start GIVEN ENTRIES

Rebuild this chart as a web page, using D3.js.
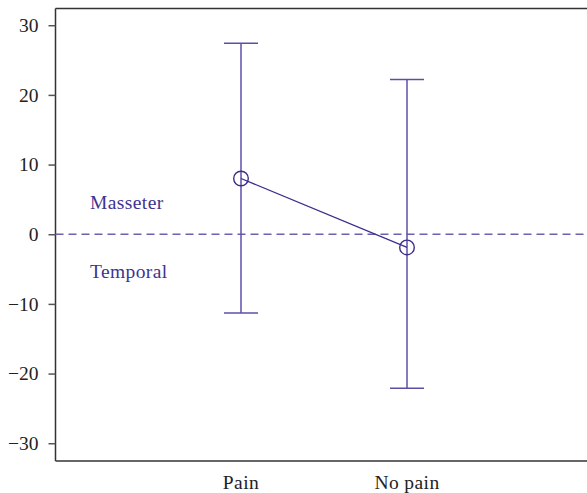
<!DOCTYPE html>
<html><head><meta charset="utf-8">
<script src="https://cdn.jsdelivr.net/npm/d3@7"></script>
<style>body{margin:0;background:#fff}svg{display:block}</style>
</head><body>
<svg id="chart" width="587" height="493"></svg>
<script>
const categories = ["Pain", "No pain"];
const means = [8.0, -1.9];
const upper = [27.4, 22.2];
const lower = [-11.3, -22.1];
const yTicks = [30, 20, 10, 0, -10, -20, -30];
const regionLabels = ["Masseter", "Temporal"];

const svg = d3.select("#chart");
const W = 587, H = 493;
const m = {left: 55.5, right: 0, top: 8.5, bottom: 32};
const font = "'Liberation Serif', 'DejaVu Serif', serif";
const fs = 19.5;

const y = d3.scaleLinear().domain([-32.55, 32.4]).range([H - m.bottom, m.top]);
const x = d3.scalePoint().domain(categories).range([241, 407]);

// frame lines
svg.append("line").attr("x1", m.left).attr("x2", W).attr("y1", m.top).attr("y2", m.top)
  .attr("stroke", "#333").attr("stroke-width", 1.5);
svg.append("line").attr("x1", m.left).attr("x2", W).attr("y1", H - m.bottom).attr("y2", H - m.bottom)
  .attr("stroke", "#333").attr("stroke-width", 1.5);

// y axis
const yAxis = d3.axisLeft(y).tickValues(yTicks).tickSize(7).tickPadding(10)
  .tickFormat(d => d < 0 ? "\u2212" + Math.abs(d) : d);
const ga = svg.append("g").attr("transform", `translate(${m.left},0)`).call(yAxis);
ga.select(".domain").attr("stroke", "#333").attr("stroke-width", 1.5)
  .attr("d", `M0,${m.top}V${H - m.bottom}`);
ga.selectAll(".tick line").attr("stroke", "#555").attr("stroke-width", 1.5);
ga.selectAll(".tick text").attr("font-family", font).attr("font-size", fs).attr("fill", "#222");

// x labels
svg.selectAll(".xl").data(categories).enter().append("text")
  .attr("x", d => x(d)).attr("y", 489).attr("text-anchor", "middle")
  .attr("font-family", font).attr("font-size", fs).attr("letter-spacing", 0.4)
  .attr("fill", "#222").text(d => d);

// zero dashed line
svg.append("line").attr("x1", m.left).attr("x2", W).attr("y1", y(0)).attr("y2", y(0))
  .attr("stroke", "#6f5fb0").attr("stroke-width", 1.5).attr("stroke-dasharray", "8,5");

// region labels
svg.append("text").attr("x", 90).attr("y", y(0) - 25).attr("font-family", font).attr("font-size", fs)
  .attr("letter-spacing", 0.4).attr("fill", "#3e3391").text(regionLabels[0]);
svg.append("text").attr("x", 90).attr("y", y(0) + 44).attr("font-family", font).attr("font-size", fs)
  .attr("letter-spacing", 0.4).attr("fill", "#3e3391").text(regionLabels[1]);

const ebColor = "#5e4fa6";
const data = categories.map((c, i) => ({c, mean: means[i], hi: upper[i], lo: lower[i]}));
const cap = 17;
const g = svg.append("g");
data.forEach(d => {
  const cx = x(d.c);
  g.append("line").attr("x1", cx).attr("x2", cx).attr("y1", y(d.hi)).attr("y2", y(d.lo))
    .attr("stroke", ebColor).attr("stroke-width", 1.5);
  [d.hi, d.lo].forEach(v => g.append("line").attr("x1", cx - cap).attr("x2", cx + cap)
    .attr("y1", y(v)).attr("y2", y(v)).attr("stroke", ebColor).attr("stroke-width", 1.5));
});

// connecting line
svg.append("path").datum(data)
  .attr("d", d3.line().x(d => x(d.c)).y(d => y(d.mean)))
  .attr("fill", "none").attr("stroke", "#3a2d8c").attr("stroke-width", 1.3);

svg.selectAll(".pt").data(data).enter().append("circle")
  .attr("cx", d => x(d.c)).attr("cy", d => y(d.mean)).attr("r", 7.3)
  .attr("fill", "none").attr("stroke", "#3a2d8c").attr("stroke-width", 1.4);
</script>
</body></html>
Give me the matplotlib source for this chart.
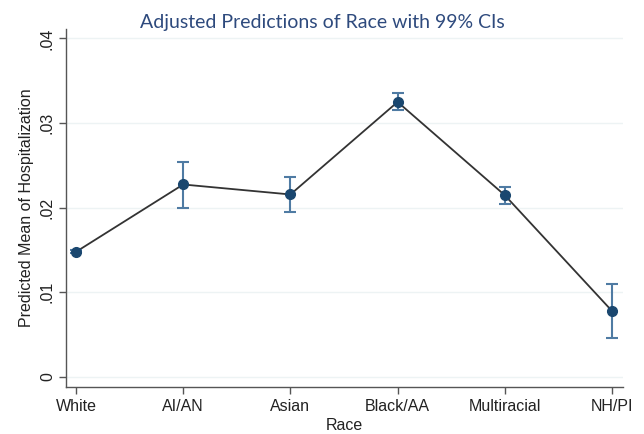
# Adjusted predictions of hospitalization by race, with 99% CIs

import matplotlib.pyplot as plt
import numpy as np

races = ['White', 'AI/AN', 'Asian', 'Black/AA', 'Multiracial', 'NH/PI']
pred = [0.01478, 0.02274, 0.02156, 0.03249, 0.02147, 0.00779]
ci_low = [0.01460, 0.02002, 0.01950, 0.03150, 0.02040, 0.00460]
ci_high = [0.01496, 0.02534, 0.02357, 0.03360, 0.02246, 0.01097]
yticks = [0, 0.01, 0.02, 0.03, 0.04]
ytick_labels = ['0', '.01', '.02', '.03', '.04']

if __name__ == '__main__':
    plt.rcParams['font.family'] = ['Liberation Sans', 'DejaVu Sans']

    fig = plt.figure(figsize=(6.44, 4.34), dpi=100)
    ax = fig.add_axes([0.1025, 0.109, 0.8645, 0.824])

    x = np.arange(len(races))
    pred = np.array(pred)
    err = [pred - np.array(ci_low), np.array(ci_high) - pred]

    # horizontal grid lines, very faint
    for t in yticks:
        ax.axhline(t, color='#edf3f4', linewidth=1.0, zorder=0)

    ax.plot(x, pred, color='#333333', linewidth=1.3, zorder=2)
    ax.errorbar(x, pred, yerr=err, fmt='none', ecolor='#4f7ba3',
                elinewidth=1.5, capsize=4, capthick=1.5, zorder=3)
    ax.plot(x, pred, 'o', color='#1a476f', markersize=7, zorder=4)

    ax.set_xlim(-0.093, 5.10)
    ax.set_ylim(-0.00115, 0.0411)
    ax.set_xticks(x)
    ax.set_xticklabels(races, fontsize=11.5, color='#222222')
    ax.set_yticks(yticks)
    ax.set_yticklabels(ytick_labels, fontsize=11.5, color='#222222',
                       rotation=90, va='center')

    for s in ['top', 'right']:
        ax.spines[s].set_visible(False)
    for s in ['left', 'bottom']:
        ax.spines[s].set_color('#555555')
        ax.spines[s].set_linewidth(1.0)
    ax.tick_params(axis='both', direction='out', length=5, color='#555555', width=1.0)
    ax.tick_params(axis='x', pad=4)
    ax.tick_params(axis='y', pad=3)

    ax.set_xlabel('Race', fontsize=11.5, color='#222222', labelpad=3)
    ax.set_ylabel('Predicted Mean of Hospitalization', fontsize=11.5, color='#222222', labelpad=4)

    fig.text(0.5, 0.936, 'Adjusted Predictions of Race with 99% CIs',
             ha='center', va='baseline', fontsize=14, color='#2e4a7d',
             family=['Lato', 'DejaVu Sans'])

    plt.savefig('out.png', dpi=100)
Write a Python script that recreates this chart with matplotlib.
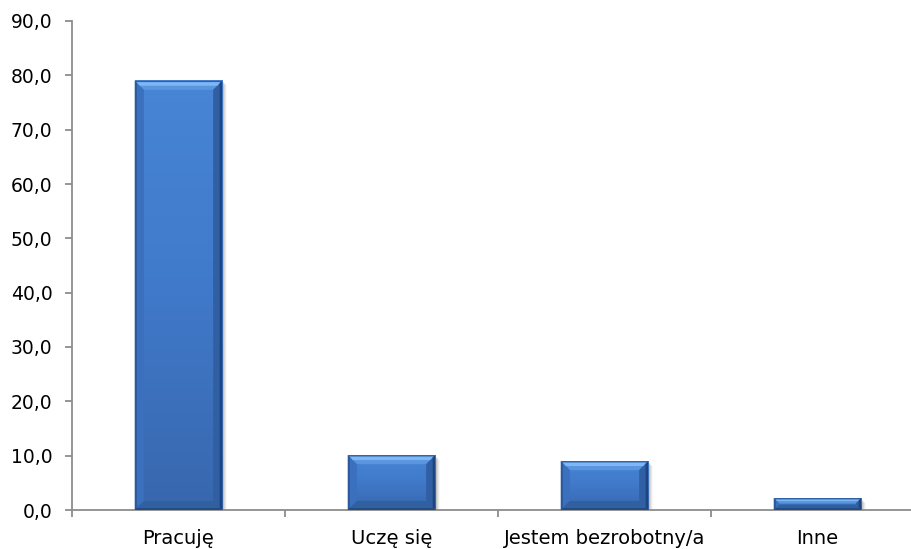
import numpy as np
import matplotlib
matplotlib.use("Agg")
import matplotlib.pyplot as plt
from matplotlib.patches import Polygon
from matplotlib.colors import LinearSegmentedColormap
from matplotlib.ticker import FuncFormatter, FixedLocator

categories = ["Pracuję", "Uczę się", "Jestem bezrobotny/a", "Inne"]
values = [79.0, 10.1, 9.0, 2.2]
y_ticks = [0, 10, 20, 30, 40, 50, 60, 70, 80, 90]

W, H = 912, 549
fig = plt.figure(figsize=(W / 100, H / 100), dpi=100)
# the category axis runs a little past the right edge of the canvas
ax = fig.add_axes([72 / W, (H - 510) / H, (924 - 72) / W, (510 - 21) / H])

x = np.arange(len(categories))
bar_width = 0.41
base_color = "#3f7acb"
bars = ax.bar(x, values, width=bar_width, color=base_color, zorder=3, linewidth=0)

ax.set_xlim(-0.5, len(categories) - 0.5)
ax.set_ylim(0, 90)
ax.set_yticks(y_ticks)
ax.yaxis.set_major_formatter(FuncFormatter(lambda v, p: f"{v:.1f}".replace(".", ",")))
ax.set_xticks(x)
ax.set_xticklabels(categories)
ax.xaxis.set_minor_locator(FixedLocator(np.arange(-0.5, len(categories), 1.0)))

for side in ("top", "right"):
    ax.spines[side].set_visible(False)
for side in ("left", "bottom"):
    ax.spines[side].set_color("#8c8c8c")
    ax.spines[side].set_linewidth(1.3)

ax.tick_params(axis="y", direction="out", length=5, width=1.3, color="#8c8c8c",
               labelsize=13.5, labelcolor="black", pad=9)
ax.tick_params(axis="x", which="major", length=0, labelsize=14, labelcolor="black", pad=14)
ax.tick_params(axis="x", which="minor", direction="out", length=5, width=1.3, color="#8c8c8c")

# Bevel and shadow decorations built from each bar's pixel box
fig.canvas.draw()
to_data = ax.transData.inverted()
bevel = 9.0


def poly(points, color, z, alpha=1.0):
    pts = to_data.transform(np.array(points))
    ax.add_patch(Polygon(pts, closed=True, facecolor=color, edgecolor="none",
                         zorder=z, alpha=alpha))


grad = np.linspace(0, 1, 64).reshape(-1, 1)
face_cmap = LinearSegmentedColormap.from_list("face", ["#3867ae", "#4079c9", "#4885d5"])

for b in bars:
    x0, y0 = b.get_x(), 0
    x1, y1 = b.get_x() + b.get_width(), b.get_height()
    (px0, py0), (px1, py1) = ax.transData.transform([(x0, y0), (x1, y1)])
    bv = min(bevel, (py1 - py0) / 2.2)

    # soft drop shadow
    for i, a in enumerate([0.10, 0.07, 0.05, 0.03]):
        off = 1.5 + i
        poly([(px0 + off * 0.6, py0 - off), (px1 + off, py0 - off), (px1 + off, py1 - off),
              (px0 + off * 0.6, py1 - off)], "#000000", 2, a)

    # face gradient
    ax.imshow(grad, cmap=face_cmap, extent=(x0, x1, y0, y1), aspect="auto",
              origin="lower", zorder=3.1, interpolation="bilinear")

    # top bevel
    poly([(px0, py1), (px1, py1), (px1 - bv, py1 - bv), (px0 + bv, py1 - bv)], "#5a95e0", 4)
    poly([(px0 + 2, py1 - 1.5), (px1 - 2, py1 - 1.5), (px1 - bv * 0.55, py1 - bv * 0.55),
          (px0 + bv * 0.55, py1 - bv * 0.55)], "#80b6f4", 4.05)
    poly([(px0, py1), (px1, py1), (px1 - 1.2, py1 - 1.2), (px0 + 1.2, py1 - 1.2)], "#2f5fa5", 4.1)
    # left bevel
    poly([(px0, py0), (px0 + bv, py0 + bv), (px0 + bv, py1 - bv), (px0, py1)], "#3a70bd", 4)
    poly([(px0, py0), (px0 + 2, py0 + 2), (px0 + 2, py1 - 2), (px0, py1)], "#2c5899", 4.1)
    # right bevel
    poly([(px1, py0), (px1, py1), (px1 - bv, py1 - bv), (px1 - bv, py0 + bv)], "#305fa3", 4)
    poly([(px1, py0), (px1, py1), (px1 - 2.5, py1 - 2.5), (px1 - 2.5, py0 + 2.5)], "#1f4581", 4.1)
    # bottom bevel
    poly([(px0, py0), (px1, py0), (px1 - bv, py0 + bv), (px0 + bv, py0 + bv)], "#31609f", 4)
    poly([(px0, py0), (px1, py0), (px1 - 2, py0 + 2), (px0 + 2, py0 + 2)], "#234b88", 4.1)

ax.set_xlim(-0.5, len(categories) - 0.5)
ax.set_ylim(0, 90)

fig.savefig("out.png", dpi=100)
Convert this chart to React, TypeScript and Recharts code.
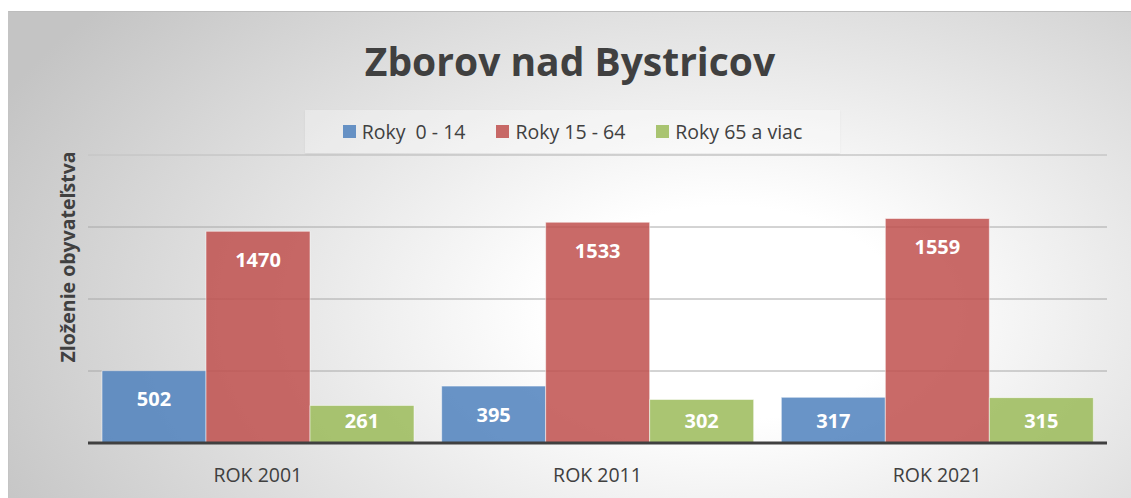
import React from 'react'
import {
  BarChart,
  Bar,
  XAxis,
  YAxis,
  CartesianGrid,
  Legend,
  LabelList,
  ReferenceLine,
} from 'recharts'

// údaje z grafu
const years = ['ROK 2001', 'ROK 2011', 'ROK 2021']
const kids = [502, 395, 317]
const adults = [1470, 1533, 1559]
const seniors = [261, 302, 315]
const gridTicks = [0, 500, 1000, 1500]

const seriesNames = ['Roky  0 - 14', 'Roky 15 - 64', 'Roky 65 a viac']
const seriesColors = ['#4f81bd', '#c0504d', '#9bbb59']
const seriesKeys = ['kids', 'adults', 'seniors']

const chartData = years.map((year, i) => ({
  year,
  kids: kids[i],
  adults: adults[i],
  seniors: seniors[i],
}))

const FONT = '"Open Sans", Lato, sans-serif'
const TEXT = '#404040'

const WIDTH = 1123
const HEIGHT = 487

function ValueLabel(props: any) {
  const { x, y, width, height, value } = props
  const top = Number(y)
  const bottom = top + Number(height)
  const cy = Math.min(top + 28, bottom - 23)
  return (
    <text
      x={Number(x) + Number(width) / 2}
      y={cy}
      textAnchor="middle"
      dominantBaseline="central"
      fill="#ffffff"
      fontFamily={FONT}
      fontWeight={700}
      fontSize={20}
    >
      {value}
    </text>
  )
}

function AxisTitle(props: any) {
  const { viewBox } = props
  const cx = viewBox.x + 58
  const cy = viewBox.y + viewBox.height / 2 - 42
  return (
    <text
      x={cx}
      y={cy}
      transform={`rotate(-90, ${cx}, ${cy})`}
      textAnchor="middle"
      dominantBaseline="central"
      fill={TEXT}
      fontFamily={FONT}
      fontWeight={700}
      fontSize={19.5}
    >
      Zloženie obyvateľstva
    </text>
  )
}

function LegendBox() {
  return (
    <div
      style={{
        display: 'flex',
        justifyContent: 'center',
        alignItems: 'center',
        height: 43,
        background: 'rgba(255,255,255,0.3)',
        boxShadow: '0 1px 2px rgba(0,0,0,0.06)',
        fontFamily: FONT,
        fontSize: 19.5,
        color: TEXT,
      }}
    >
      {seriesNames.map((name, i) => (
        <span
          key={name}
          style={{ display: 'flex', alignItems: 'center', marginRight: i < 2 ? 31 : 0 }}
        >
          <span
            style={{
              width: 13,
              height: 13,
              background: seriesColors[i],
              opacity: 0.85,
              marginRight: 6,
            }}
          />
          <span style={{ whiteSpace: 'pre' }}>{name}</span>
        </span>
      ))}
    </div>
  )
}

export default function App() {
  return (
    <div
      style={{
        position: 'absolute',
        left: 8,
        top: 11,
        width: WIDTH,
        height: HEIGHT,
        borderTop: '1px solid #bdbdbd',
        borderLeft: '1px solid #c4c4c4',
        boxSizing: 'border-box',
        background:
          'radial-gradient(ellipse 72% 100% at 64% 62%, #ffffff 0%, #ffffff 22%, #c4c4c4 100%)',
        overflow: 'hidden',
      }}
    >
      <div
        style={{
          position: 'absolute',
          top: 27,
          left: 0,
          width: '100%',
          textAlign: 'center',
          fontFamily: FONT,
          fontWeight: 700,
          fontSize: 39,
          color: TEXT,
          lineHeight: '44px',
        }}
      >
        Zborov nad Bystricov
      </div>
      <BarChart
        width={WIDTH - 1}
        height={HEIGHT - 1}
        data={chartData}
        margin={{ top: 143, right: 24, bottom: 15, left: 0 }}
        barCategoryGap={14}
        barGap={0}
      >
        <CartesianGrid vertical={false} stroke="#a8a8a8" />
        <ReferenceLine y={2000} stroke="#d6d6d6" />
        <XAxis
          dataKey="year"
          height={40}
          axisLine={{ stroke: TEXT, strokeWidth: 3 }}
          tickLine={false}
          tickMargin={19}
          tick={{ fill: TEXT, fontFamily: FONT, fontSize: 19.5 }}
        />
        <YAxis
          width={79}
          domain={[0, 2000]}
          ticks={gridTicks}
          tick={() => <g />}
          axisLine={false}
          tickLine={false}
          label={<AxisTitle />}
        />
        <Legend
          layout="horizontal"
          verticalAlign="middle"
          wrapperStyle={{ top: 98, left: 296, width: 535 }}
          content={() => <LegendBox />}
        />
        {seriesKeys.map((key, i) => (
          <Bar
            key={key}
            dataKey={key}
            name={seriesNames[i]}
            fill={seriesColors[i]}
            fillOpacity={0.85}
            stroke="#ffffff"
            strokeOpacity={0.5}
            strokeWidth={1}
            isAnimationActive={false}
          >
            <LabelList dataKey={key} content={<ValueLabel />} />
          </Bar>
        ))}
      </BarChart>
    </div>
  )
}
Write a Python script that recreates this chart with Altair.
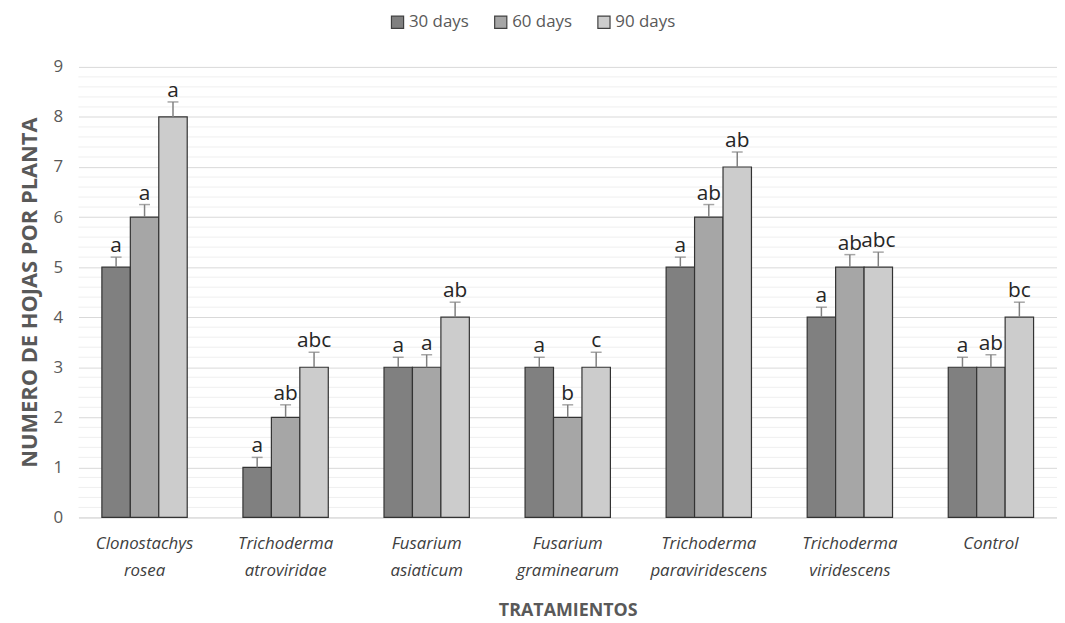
import altair as alt
import pandas as pd
import numpy as np

categories = ["Clonostachys\nrosea", "Trichoderma\natroviridae", "Fusarium\nasiaticum",
              "Fusarium\ngraminearum", "Trichoderma\nparaviridescens", "Trichoderma\nviridescens", "Control"]
series = ["30 days", "60 days", "90 days"]
d30 = [5, 1, 3, 3, 5, 4, 3]
d60 = [6, 2, 3, 2, 6, 5, 3]
d90 = [8, 3, 4, 3, 7, 5, 4]
e30 = [0.2, 0.2, 0.2, 0.2, 0.2, 0.2, 0.2]
e60 = [0.25, 0.25, 0.25, 0.25, 0.25, 0.25, 0.25]
e90 = [0.3, 0.3, 0.3, 0.3, 0.3, 0.3, 0.3]
l30 = ["a", "a", "a", "a", "a", "a", "a"]
l60 = ["a", "ab", "a", "b", "ab", "ab", "ab"]
l90 = ["a", "abc", "ab", "c", "ab", "abc", "bc"]
colors = ["#808080", "#a6a6a6", "#cccccc"]

rows = []
for s, vals, errs, labs in zip(series, [d30, d60, d90], [e30, e60, e90], [l30, l60, l90]):
    for c, v, e, l in zip(categories, vals, errs, labs):
        rows.append({"cat": c, "series": s, "value": v, "top": v + e, "letter": l})
df = pd.DataFrame(rows)

minor = pd.DataFrame({"y": [round(v, 1) for v in np.arange(0.2, 9.0, 0.2) if abs(v - round(v)) > 1e-6]})

FONT = "Open Sans"
W, H = 986, 454

x = alt.X("cat:N", sort=categories,
          scale=alt.Scale(paddingInner=0.395, paddingOuter=0.166, round=False),
          axis=alt.Axis(title="TRATAMIENTOS", labelAngle=0, labelExpr="split(datum.label, '\\n')",
                        labelFontStyle="italic", labelFontSize=17, labelColor="#404040",
                        labelFont=FONT, labelPadding=18, ticks=False, domainColor="#d9d9d9",
                        titleFont=FONT, titleFontSize=18, titleColor="#595959", titleFontWeight="bold",
                        titlePadding=24, labelLineHeight=27))
xo = alt.XOffset("series:N", sort=series, scale=alt.Scale(paddingInner=0, paddingOuter=0, round=False))
yscale = alt.Scale(domain=[0, 9], nice=False)

minor_layer = alt.Chart(minor).mark_rule(color="#efefef", strokeWidth=1).encode(
    y=alt.Y("y:Q", scale=yscale)
)

bars = alt.Chart(df).mark_bar(stroke="#333333", strokeWidth=1.2).encode(
    x=x, xOffset=xo,
    y=alt.Y("value:Q", scale=yscale,
            axis=alt.Axis(title="NUMERO DE HOJAS POR PLANTA", values=list(range(10)), grid=True,
                          gridColor="#d9d9d9", domain=False, ticks=False, labelFontSize=17,
                          labelColor="#595959", labelFont=FONT, labelPadding=16,
                          titleFont=FONT, titleFontSize=22, titleColor="#595959",
                          titleFontWeight="bold", titlePadding=12)),
    color=alt.Color("series:N", sort=series, scale=alt.Scale(domain=series, range=colors),
                    legend=alt.Legend(title=None, orient="none", direction="horizontal",
                                      legendX=313, legendY=-54, symbolType="square", symbolSize=150,
                                      symbolStrokeColor="#404040", symbolStrokeWidth=1.2,
                                      labelFont=FONT, labelFontSize=17, labelColor="#595959",
                                      columnPadding=22, symbolOffset=0, labelOffset=3)),
)

err = alt.Chart(df).mark_rule(color="#808080", strokeWidth=1.5).encode(
    x=x, xOffset=xo, y=alt.Y("value:Q", scale=yscale), y2="top:Q"
)
cap = alt.Chart(df).mark_tick(color="#808080", thickness=1.5, size=11, orient="horizontal").encode(
    x=x, xOffset=xo, y=alt.Y("top:Q", scale=yscale)
)
txt = alt.Chart(df).mark_text(baseline="bottom", dy=-1, fontSize=21, color="#262626", font=FONT).encode(
    x=x, xOffset=xo, y=alt.Y("top:Q", scale=yscale), text="letter:N"
)

chart = alt.layer(minor_layer, bars, err, cap, txt).properties(
    width=W, height=H, autosize=alt.AutoSizeParams(type="none"),
    padding={"left": 71, "top": 57, "right": 0, "bottom": 104}
).configure(background="white").configure_view(stroke=None)

chart.save("out.html", embed_options={"renderer": "svg", "actions": False})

end GIVEN ENTRIES

**DIRECTIONS**
Repeat only the lines from the beginning of the material through the line containing "const x = d3.scalePoint().domain(categories).range([241, 407]);", both ends kept, leaving pictures out.

**WRITTEN SOLUTION**
Rebuild this chart as a web page, using D3.js.
<!DOCTYPE html>
<html><head><meta charset="utf-8">
<script src="https://cdn.jsdelivr.net/npm/d3@7"></script>
<style>body{margin:0;background:#fff}svg{display:block}</style>
</head><body>
<svg id="chart" width="587" height="493"></svg>
<script>
const categories = ["Pain", "No pain"];
const means = [8.0, -1.9];
const upper = [27.4, 22.2];
const lower = [-11.3, -22.1];
const yTicks = [30, 20, 10, 0, -10, -20, -30];
const regionLabels = ["Masseter", "Temporal"];

const svg = d3.select("#chart");
const W = 587, H = 493;
const m = {left: 55.5, right: 0, top: 8.5, bottom: 32};
const font = "'Liberation Serif', 'DejaVu Serif', serif";
const fs = 19.5;

const y = d3.scaleLinear().domain([-32.55, 32.4]).range([H - m.bottom, m.top]);
const x = d3.scalePoint().domain(categories).range([241, 407]);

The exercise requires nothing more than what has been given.